Yarsagumba: The Himalayan Viagra

Yarsagumba: The Himalayan Viagra

“Everyone was really excited to take it,” says Peter Zuckerman, referring to the yarsagumba (YAW-Sheh GOOM-bah) he procured during his week-long trek to Hungung, a remote Nepalese village near the Tibetan border, one situated in the vicinity of 27,765-foot Makalu, the world’s fifth-highest mountain. Zuckerman, who was making the journey to visit the home of a Sherpa named Pasang Lama (part of the research for his book Buried in the Sky: The Extraordinary Story of the Sherpa Climbers on K2’s Deadliest Day), had no idea that yarsagumba has long been used in traditional Chinese and Tibetan medicine, and that it’s a primary source of income for many inhabitants of the mountainous region, who pay upwards of a hundred dollars a year for harvesting licenses. Only later did he find out that the caterpillar fungus—which reportedly sells for up to $800 an ounce at Chinese herbalist shops in New York—is created when spores of Ophiocordyceps sinensis infect, kill, and mummify a caterpillar, and the fungus grows out of the head of its host.

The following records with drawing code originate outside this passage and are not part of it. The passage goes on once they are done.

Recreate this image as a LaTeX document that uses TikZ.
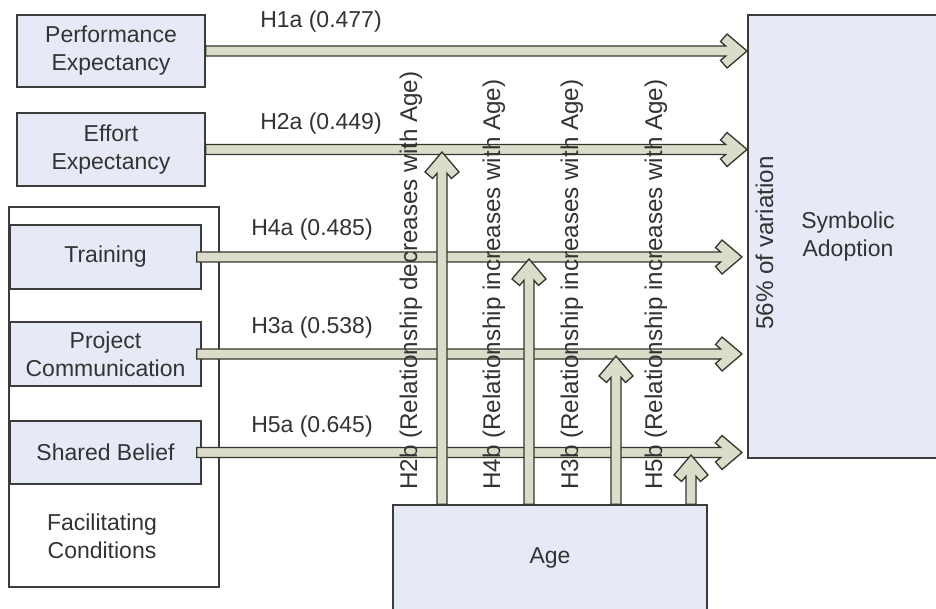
\documentclass[tikz,border=0pt]{standalone}
\usepackage{fontspec}
\setmainfont{Liberation Sans}
\usetikzlibrary{calc}

\definecolor{boxfill}{HTML}{E6EAF6}
\definecolor{boxline}{HTML}{3C3C3C}
\definecolor{shaftfill}{HTML}{DCDCCA}
\definecolor{shaftline}{HTML}{35352C}
\definecolor{ink}{HTML}{333333}

\begin{document}
\begin{tikzpicture}[x=1pt,y=-1pt,
  every node/.style={font=\fontsize{23}{28}\selectfont, text=ink, inner sep=0pt},
  box/.style={draw=boxline, line width=1.3pt, fill=boxfill, align=center},
  % broad shaft ending in an open chevron head, pointing right
  harrow/.style={draw=shaftline, fill=shaftfill, line width=1.3pt, line join=miter,
    to path={let \p1=(\tikztostart), \p2=(\tikztotarget) in
      (\x1,\y1+5pt) -- (\x2-21.3pt,\y1+5pt) -- (\x2-26.5pt,\y1+9.4pt)
      -- (\x2-20pt,\y1+17pt) -- (\x2,\y1) -- (\x2-20pt,\y1-17pt)
      -- (\x2-26.5pt,\y1-9.4pt) -- (\x2-21.3pt,\y1-5pt) -- (\x1,\y1-5pt) -- cycle}},
  % the same shape pointing up
  varrow/.style={draw=shaftline, fill=shaftfill, line width=1.3pt, line join=miter,
    to path={let \p1=(\tikztostart), \p2=(\tikztotarget) in
      (\x1-5pt,\y1) -- (\x1-5pt,\y2-21.3pt) -- (\x1-9.4pt,\y2-26.5pt)
      -- (\x1-17pt,\y2-20pt) -- (\x1,\y2) -- (\x1+17pt,\y2-20pt)
      -- (\x1+9.4pt,\y2-26.5pt) -- (\x1+5pt,\y2-21.3pt) -- (\x1+5pt,\y1) -- cycle}},
  hyp/.style={anchor=base},
  vhyp/.style={rotate=90, anchor=base west, font=\fontsize{24.2}{28}\selectfont}
]
\useasboundingbox (0,0) rectangle (936,609);
\fill[white] (0,0) rectangle (936,609);
\clip (0,0) rectangle (936,609);

% constructs
\node[box, minimum width=188pt, minimum height=72pt] (pe) at (111,51) {Performance\\Expectancy};
\node[box, minimum width=188pt, minimum height=73pt] (ee) at (111,149.5) {Effort\\Expectancy};

\node[draw=boxline, line width=1.3pt, fill=white, minimum width=210pt, minimum height=380pt] (fc) at (114,397) {};
\node[box, minimum width=191pt, minimum height=64pt] (tr) at (105.5,257) {Training};
\node[box, minimum width=191pt, minimum height=64pt] (pc) at (105.5,354) {Project\\Communication};
\node[box, minimum width=191pt, minimum height=63pt] (sb) at (105.5,452.5) {Shared Belief};
\node[align=center] (fcl) at (102,536) {Facilitating\\Conditions};

\node[box, minimum width=200pt, minimum height=443pt] (sa) at (848,236.5) {Symbolic\\Adoption};
\node[box, minimum width=314pt, minimum height=106pt] (age) at (550,558) {Age};

% arrow heads
\coordinate (t1) at (747,51);
\coordinate (t2) at (747,149);
\coordinate (t4) at (742,257);
\coordinate (t3) at (742,353);
\coordinate (t5) at (742,452);
\coordinate (v2) at (442,152);
\coordinate (v4) at (529,259);
\coordinate (v3) at (616,356);
\coordinate (v5) at (691,455);

% direct effects
\draw[harrow] (pe.east) to (t1);
\draw[harrow] (ee.east) to (t2);
\draw[harrow] ([xshift=-5pt]tr.east) to (t4);
\draw[harrow] ([xshift=-5pt]pc.east) to (t3);
\draw[harrow] ([xshift=-5pt]sb.east) to (t5);

% moderating effects of age
\draw[varrow] (v2 |- age.north) to (v2);
\draw[varrow] (v4 |- age.north) to (v4);
\draw[varrow] (v3 |- age.north) to (v3);
\draw[varrow] (v5 |- age.north) to (v5);

% path labels
\node[hyp] (h1a) at (321,28) {H1a (0.477)};
\node[hyp] (h2a) at (321,130) {H2a (0.449)};
\node[hyp] (h4a) at (312,236) {H4a (0.485)};
\node[hyp] (h3a) at (312,334) {H3a (0.538)};
\node[hyp] (h5a) at (312,432) {H5a (0.645)};

\node[vhyp] (h2b) at (417,490) {H2b (Relationship decreases with Age)};
\node[vhyp] (h4b) at (500,490) {H4b (Relationship increases with Age)};
\node[vhyp] (h3b) at (578,490) {H3b (Relationship increases with Age)};
\node[vhyp] (h5b) at (662,490) {H5b (Relationship increases with Age)};
\node[vhyp] (var) at (773,330) {56\% of variation};
\end{tikzpicture}
\end{document}
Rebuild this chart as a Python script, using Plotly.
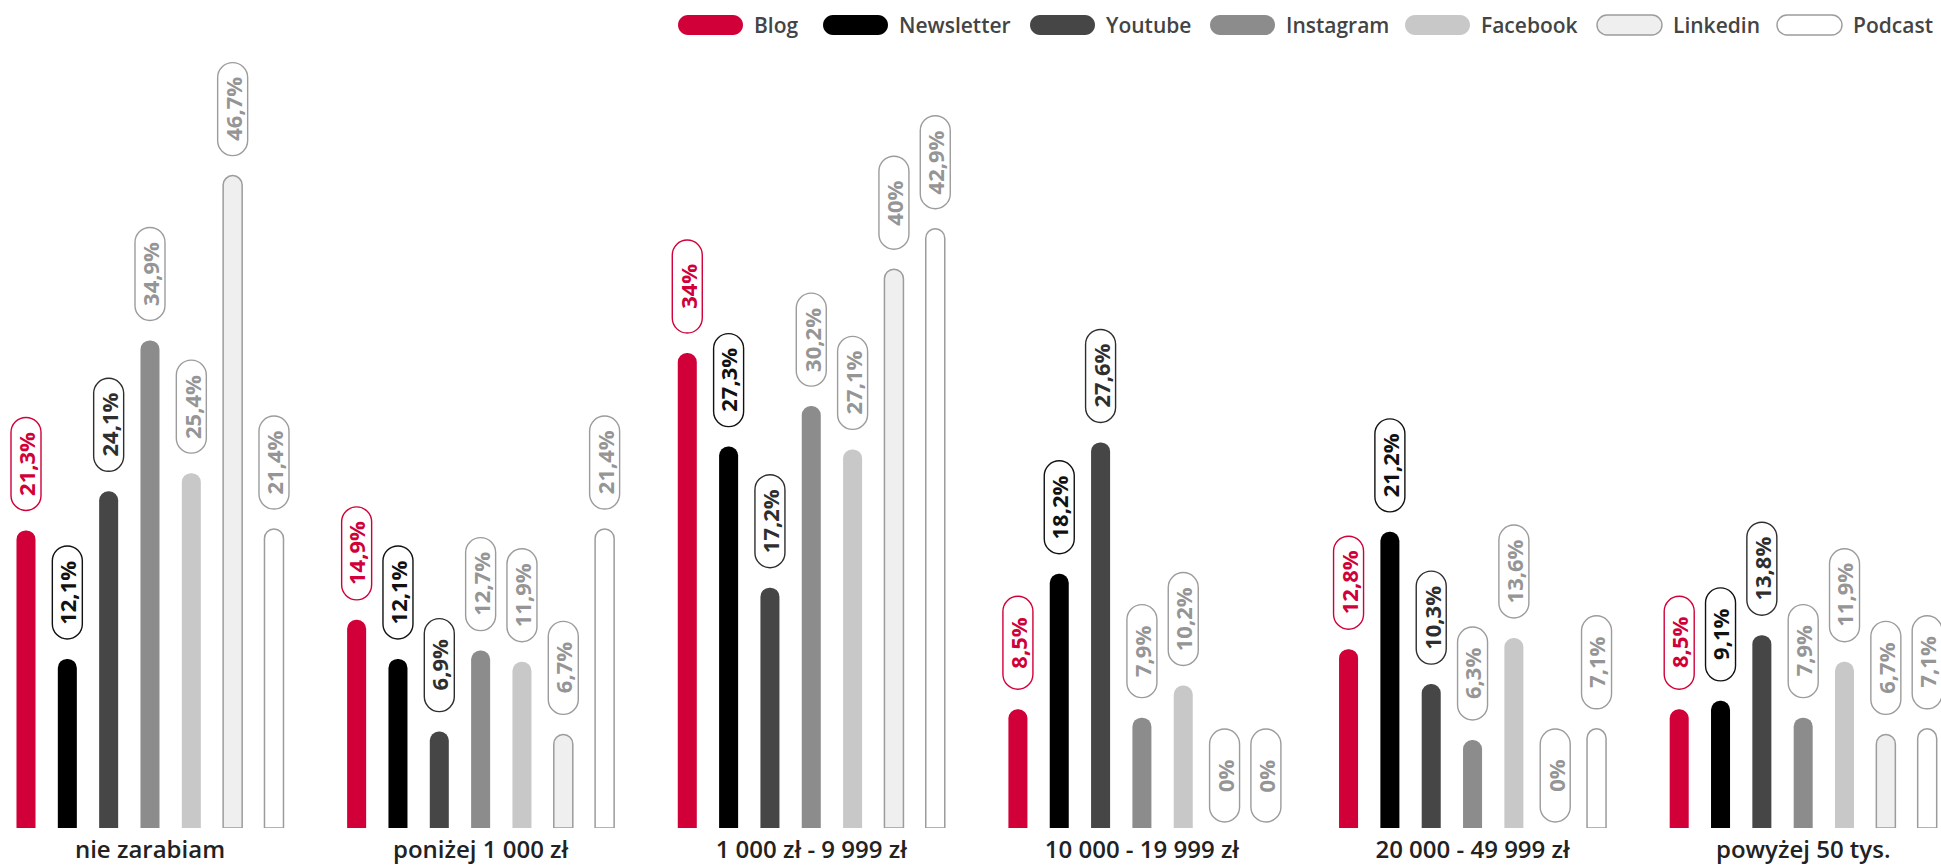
import plotly.graph_objects as go

# ---- data -------------------------------------------------------------
categories = ["nie zarabiam", "poniżej 1 000 zł", "1 000 zł - 9 999 zł",
              "10 000 - 19 999 zł", "20 000 - 49 999 zł", "powyżej 50 tys."]
series_names = ["Blog", "Newsletter", "Youtube", "Instagram", "Facebook", "Linkedin", "Podcast"]

blog = [21.3, 14.9, 34.0, 8.5, 12.8, 8.5]
newsletter = [12.1, 12.1, 27.3, 18.2, 21.2, 9.1]
youtube = [24.1, 6.9, 17.2, 27.6, 10.3, 13.8]
instagram = [34.9, 12.7, 30.2, 7.9, 6.3, 7.9]
facebook = [25.4, 11.9, 27.1, 10.2, 13.6, 11.9]
linkedin = [46.7, 6.7, 40.0, 0.0, 0.0, 6.7]
podcast = [21.4, 21.4, 42.9, 0.0, 7.1, 7.1]

series_values = [blog, newsletter, youtube, instagram, facebook, linkedin, podcast]

# ---- styles -----------------------------------------------------------
FONT = "Open Sans"
RED = "#d10038"
GREY_LINE = "#9c9c9c"
fill_colors = [RED, "#000000", "#464646", "#8c8c8c", "#c8c8c8", "#efefef", "#ffffff"]
bar_line_colors = [None, None, None, None, None, GREY_LINE, GREY_LINE]
label_colors = [RED, "#111111", "#2e2e2e", "#959595", "#959595", "#959595", "#959595"]

W, H = 1941, 867
MARGIN_B = 39
PLOT_H = H - MARGIN_B
PX_PER_PCT = 13.97
SLOT_PX = 41.33          # distance between neighbouring bars
FIRST_BAR_PX = 26        # centre of the very first bar
SLOTS_PER_GROUP = 8      # 7 bars + one empty slot between groups
BAR_W = 0.46

PILL_W, PILL_H, PILL_GAP = 30, 93, 20


def fmt(v):
    if float(v).is_integer():
        return f"{int(v)}%"
    return f"{v:.1f}".replace(".", ",") + "%"


def pill_path(w, h, bottom):
    """Rounded capsule in pixel offsets (y grows upwards)."""
    r = w / 2
    k = 0.5523 * r
    top = bottom + h
    return (f"M {-r},{bottom + r} L {-r},{top - r} "
            f"C {-r},{top - r + k} {-k},{top} 0,{top} "
            f"C {k},{top} {r},{top - r + k} {r},{top - r} "
            f"L {r},{bottom + r} "
            f"C {r},{bottom + r - k} {k},{bottom} 0,{bottom} "
            f"C {-k},{bottom} {-r},{bottom + r - k} {-r},{bottom + r} Z")


fig = go.Figure()
shapes = []
annotations = []

for k, (name, vals) in enumerate(zip(series_names, series_values)):
    xs = [g * SLOTS_PER_GROUP + k for g in range(len(categories))]
    has_line = bar_line_colors[k] is not None
    fig.add_trace(go.Bar(
        name=name, x=xs, y=vals, width=BAR_W,
        marker=dict(
            color=fill_colors[k],
            cornerradius="50%",
            line=dict(color=bar_line_colors[k] or fill_colors[k],
                      width=[1.5 if (has_line and v > 0) else 0 for v in vals]),
        ),
        showlegend=False, hoverinfo="skip",
    ))
    for x, v in zip(xs, vals):
        gap = PILL_GAP if v > 0 else 6
        shapes.append(dict(
            type="path", xref="x", yref="y",
            xsizemode="pixel", ysizemode="pixel", xanchor=x, yanchor=v,
            path=pill_path(PILL_W, PILL_H, gap),
            line=dict(color=label_colors[k] if k < 3 else GREY_LINE, width=1.4),
            fillcolor="rgba(255,255,255,0)", layer="above",
        ))
        annotations.append(dict(
            x=x, y=v, xref="x", yref="y", text=fmt(v), showarrow=False,
            textangle=-90, yshift=gap + PILL_H / 2, xanchor="center", yanchor="middle",
            font=dict(family=FONT, size=22, color=label_colors[k], weight=700),
        ))

# ---- custom legend: capsule swatches + labels ---------------------------
legend_left_px = [678, 823, 1030, 1210, 1405, 1597, 1777]
LEG_Y = 25
LEG_SW_W, LEG_SW_H = 65, 20
for k, name in enumerate(series_names):
    cx = (legend_left_px[k] + LEG_SW_W / 2) / W
    cy = 1 - LEG_Y / PLOT_H
    r = LEG_SW_H / 2
    half = LEG_SW_W / 2
    kk = 0.5523 * r
    path = (f"M {-half + r},{r} L {half - r},{r} "
            f"C {half - r + kk},{r} {half},{kk} {half},0 "
            f"C {half},{-kk} {half - r + kk},{-r} {half - r},{-r} "
            f"L {-half + r},{-r} "
            f"C {-half + r - kk},{-r} {-half},{-kk} {-half},0 "
            f"C {-half},{kk} {-half + r - kk},{r} {-half + r},{r} Z")
    has_line = bar_line_colors[k] is not None
    shapes.append(dict(
        type="path", xref="paper", yref="paper",
        xsizemode="pixel", ysizemode="pixel", xanchor=cx, yanchor=cy,
        path=path, fillcolor=fill_colors[k],
        line=dict(color=GREY_LINE if has_line else fill_colors[k], width=1.4 if has_line else 0),
        layer="above",
    ))
    annotations.append(dict(
        x=(legend_left_px[k] + LEG_SW_W + 9) / W, y=cy, xref="paper", yref="paper",
        text=name, showarrow=False, xanchor="left", yanchor="middle",
        font=dict(family=FONT, size=21, color="#444444", weight=600),
    ))

x_min = -FIRST_BAR_PX / SLOT_PX
x_max = (W - FIRST_BAR_PX) / SLOT_PX

fig.update_layout(
    width=W, height=H,
    margin=dict(l=0, r=0, t=0, b=MARGIN_B, autoexpand=False),
    paper_bgcolor="white", plot_bgcolor="white",
    barmode="overlay",
    shapes=shapes, annotations=annotations,
    font=dict(family=FONT),
    xaxis=dict(
        range=[x_min, x_max],
        tickvals=[g * SLOTS_PER_GROUP + 3 for g in range(len(categories))],
        ticktext=categories,
        ticks="", showgrid=False, zeroline=False, showline=False,
        tickfont=dict(family=FONT, size=24, color="#222222", weight=600),
        ticklabelstandoff=5,
        automargin=False, fixedrange=True,
    ),
    yaxis=dict(
        range=[0, PLOT_H / PX_PER_PCT],
        visible=False, showgrid=False, zeroline=False, fixedrange=True,
    ),
)

fig.write_html("out.html")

While Zuckerman doesn’t recall yarsagumba as being especially unappetizing (“it has the consistency of a twig and tastes a little like English Breakfast tea,” he says), the individual who sold it to him remains a vivid memory. “He was the strangest looking person I’ve ever seen,” he says, noting that the man “looked like a walking tree stump,” not only because he was short and thick, but because “he had that condition where one’s skin looks like tree bark.” Unwilling to pay the dealer’s initial asking price of “five million dollars,” Zuckerman haggled, and ultimately convinced the so-called Tree Man to trade his supply for pocket change.

The seller’s disquieting physical appearance aside, Zuckerman wasn’t sure he wanted to ingest the mysterious fungus. But the peer pressure was intense. The native Nepalese accompanying him on the trek started by extolling the virtues of yarsagumba, claiming that “it does everything you could ever want,” and regaling him with stories about how “it makes a stupid man smart and a fat man skinny.”

Taking their argument to the next level, “They told me about a German man who didn’t take yarsagumba when he had the opportunity and the next day his teeth fell out and he got leprosy and his wife left him and he got buried by a rock avalanche. Then they told me about an American who took it and the next day he seduced a beautiful woman and started a business and became incredibly powerful and famous. They were basically telling me that if I didn’t take it I was going to die and that they wouldn’t respect me and I would have bad karma so they wouldn’t talk to me again.”

Zuckerman did eat some of the yarsagumba—though not nearly as much as most of his companions—and says it was as good as advertised. “Drugs aren’t for everyone but they were working for me,” he says with a laugh, noting that like a lot of psychedelic drugs, “when you’re high [on yarsagumba] everything tastes really good.” He also confirms that its reputation as the Himalayan Viagra is well deserved. “I didn’t participate, but let’s just say that people were getting in all kinds of relationships,” he relates.

In hindsight, Zuckerman says he now understands why yarsagumba is regarded as a cure-all miracle drug in Nepal, Tibet and China. Before the experience he says he doubted whether he’d be able to complete the research and writing of the book, which necessitated traveling to dangerous parts of Pakistan, not to mention places in Nepal—like Hungung—that are officially off-limits to foreigners. “The drug gave me a renewed sense of purpose and the feeling that I was going to make the book happen,” he says, “whereas before I wasn’t sure it was going to come together. I began wondering if there was some truth to the stories about how yarsagumba helps people realign their priorities.”

On the other hand, Zuckerman recalls that the yarsagumba did make him feel uncomfortably disoriented, so he turned in early that evening, only to be awakened by his interpreter (who had decided to stay sober and take her share of the yarsagumba back to her parents). Wild-eyed, she burst into his tent and declared that several members of their party were near death. When Zuckerman stumbled outside he found Pasang and friends “on the ground convulsing and foaming at the mouth, looking like they were being electrocuted.”

Traditional healers were called in to tend to the victims but when no one responded to their treatments, Zuckerman chartered a Soviet-era helicopter to evacuate his sickly comrades, a sequence of developments he found difficult to explain to his “Buried in the Sky” co-author, Amanda Padoan, who he reached in California via satellite phone.

“Interestingly, once they recovered no one really remembered being sick,” advises Zuckerman, another victory for yarsagumba’s stellar reputation. As to why everyone became violently ill, he says he can only speculate: “We probably got bad yarsagumba, or they took way too much. Maybe both.”